Egli pensa che una delle possibili caratteristiche del linguaggio dell'effettività consista nell'agire il contenitore: ciò significa che attraverso di esso un insieme umano intesse il contesto emozionale (ovvero il contenitore, Bion, 1963) entro cui si esprime il senso della relazione fra le sue parti; un linguaggio cioé che aggrega gli elementi dell'esperienza entro un movimento di insight che porta all'emersione dell'informazione (in opposizione all'entropia) nel senso del caos deterministico.
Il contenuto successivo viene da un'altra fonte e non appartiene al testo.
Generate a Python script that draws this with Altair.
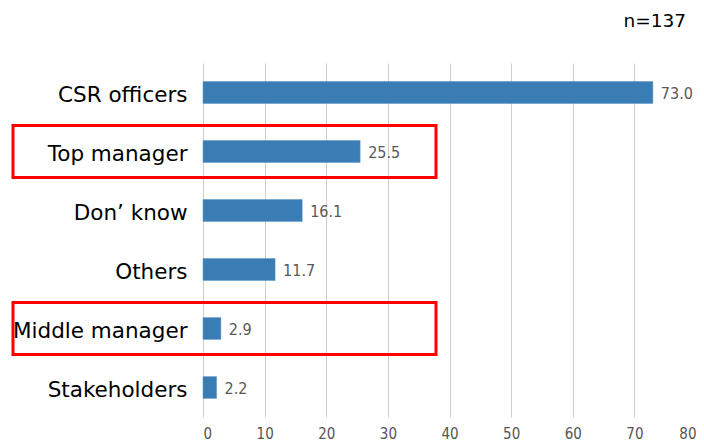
import altair as alt
import pandas as pd

categories = ["CSR officers", "Top manager", "Don\u2019 know", "Others", "Middle manager", "Stakeholders"]
values = [73.0, 25.5, 16.1, 11.7, 2.9, 2.2]
highlighted = ["Top manager", "Middle manager"]
x_ticks = [0, 10, 20, 30, 40, 50, 60, 70, 80]

df = pd.DataFrame({"cat": categories, "val": values})
df["label"] = [f"{v:.1f}" for v in values]
hl = pd.DataFrame({"cat": highlighted})

NARROW = "'DejaVu Sans Condensed', 'Liberation Sans Narrow', Roboto, sans-serif"

y_scale = alt.Scale(domain=categories, paddingInner=0.63, paddingOuter=0.315)
x_scale = alt.Scale(domain=[0, 80], nice=False)

bars = alt.Chart(df).mark_bar(color="#3a7db5", stroke="#5a93c4", strokeWidth=0.5).encode(
    y=alt.Y("cat:N", scale=y_scale, sort=categories, title=None,
            axis=alt.Axis(labelFont="DejaVu Sans", labelFontSize=21.5, labelColor="#000000",
                          labelPadding=16, labelOffset=3, ticks=False, domain=False, grid=False,
                          labelLimit=300)),
    x=alt.X("val:Q", scale=x_scale, title=None,
            axis=alt.Axis(values=x_ticks, grid=True, gridColor="#cfcfcf", gridWidth=1,
                          domain=False, ticks=False, labelFont=NARROW,
                          labelFontSize=15, labelColor="#555555", labelPadding=9)),
)

text = alt.Chart(df).mark_text(align="left", baseline="middle", dx=8, dy=1,
                               font=NARROW, fontSize=16,
                               color="#595959").encode(
    y=alt.Y("cat:N", scale=y_scale, sort=categories),
    x=alt.X("val:Q", scale=x_scale),
    text="label:N",
)

boxes = alt.Chart(hl).mark_bar(filled=False, stroke="#ff0000", strokeWidth=3,
                               height=52, clip=False).encode(
    y=alt.Y("cat:N", scale=y_scale, sort=categories),
    x=alt.value(-190),
    x2=alt.value(233),
)

chart = alt.layer(bars, text, boxes).properties(
    width=493, height=354,
    padding={"left": 195, "top": 55, "right": 0, "bottom": 28},
    autosize=alt.AutoSizeParams(type="none"),
    title=alt.TitleParams("n=137", anchor="end", fontSize=18.5, fontWeight="normal",
                          font="DejaVu Sans", color="#000000", offset=33, dx=-10),
).configure_view(stroke=None)

chart.save("out.html", embed_options={"renderer": "svg", "actions": False})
In questo modo il gruppo si realizza come un sovrasistema coerente (dotato di una identità), un contenitore entro cui si esprime il senso del proprio essere insieme e che parla attraverso l'innervazione viscerale del suo stesso corpo trans-personale.
Il senso di questa operazione si esplica in termini generali nella istituzione di un setting di lavoro utile a svolgere un determinato compito nella sua duplice funzione di trasformare la realtà ed elaborare le emozioni connesse a questa attività ed allo stare insieme. Questo linguaggio può essere pensato come un linguaggio del campo o del contenitore in grado di aggregare l'insieme conferendogli la sua specifica identità (Margherita, 2012) più appropriatamente un “linguaggio di contesto”.
Esempi di questo agire/comunicare contestuale possono andare dal gruppo di ominidi che, spinti dalla comune esperienza della fame, coagulano un gruppo di cacciatori che individua al suo interno differenti ruoli e funzioni e ritualizza i preparativi della caccia elaborando protomitologie entro cui dare senso all'eccitazione adrenalinica e all'angoscia di morte, fino al un gruppo di operatori psichiatrici che progettano un servizio di day hospital per la cura della malattia mentale proponendo spazi di riflessione e teorie per l'elaborazione delle emozioni connesse alle quotidiane attività terapeutiche (Margherita, 1984).
Questo aspetto attivo della creazione di nessi significativi pone il linguaggio dell'effettività come elemento di congiunzione fra acting-out ed enactment ed una delle sue modalità espressive all'interno dei livelli del multistrato complesso, può essere appunto l'interpretazione agita (Margherita, 1981).

Bibliografia

Bion W. R. (1962), Apprendere dall’esperienza, Armando, Roma 1972.
Bion W. R. (1963), Gli elementi della psicoanalisi, Armando, Roma, 2000.
Bion W. R. (1970), Attenzione e interpretazione, Armando, Roma, 1973
Grotstein J. S. (2007), Un raggio di intensa oscurità, Raffaello cortina editore, Milano, 2010
Jaspers K. (1931), Psicopatologia generale, “Il pensiero scientifico” editore, Roma, 1964
Margherita G., Agire e interpretare: psicoterapia psicodrammatica, "Progetto Psicoterapico", 1, 61, 1981
Margherita G., Utilizzazione di alcuni strumenti particolari per il programma terapeutico della psicosi: l'equipe e la struttura intermedia, "Neurologia, psichiatria e scienze umane", VI, 57, 1984
Margherita G., L’Insieme Multistrato. Gruppi, Masse, Istituzioni tra Caos e Psicoanalisi, Armando Editore, 2012
Matte Blanco I. (1975), L’inconscio come insiemi infiniti, Einaudi, Torino, 1981.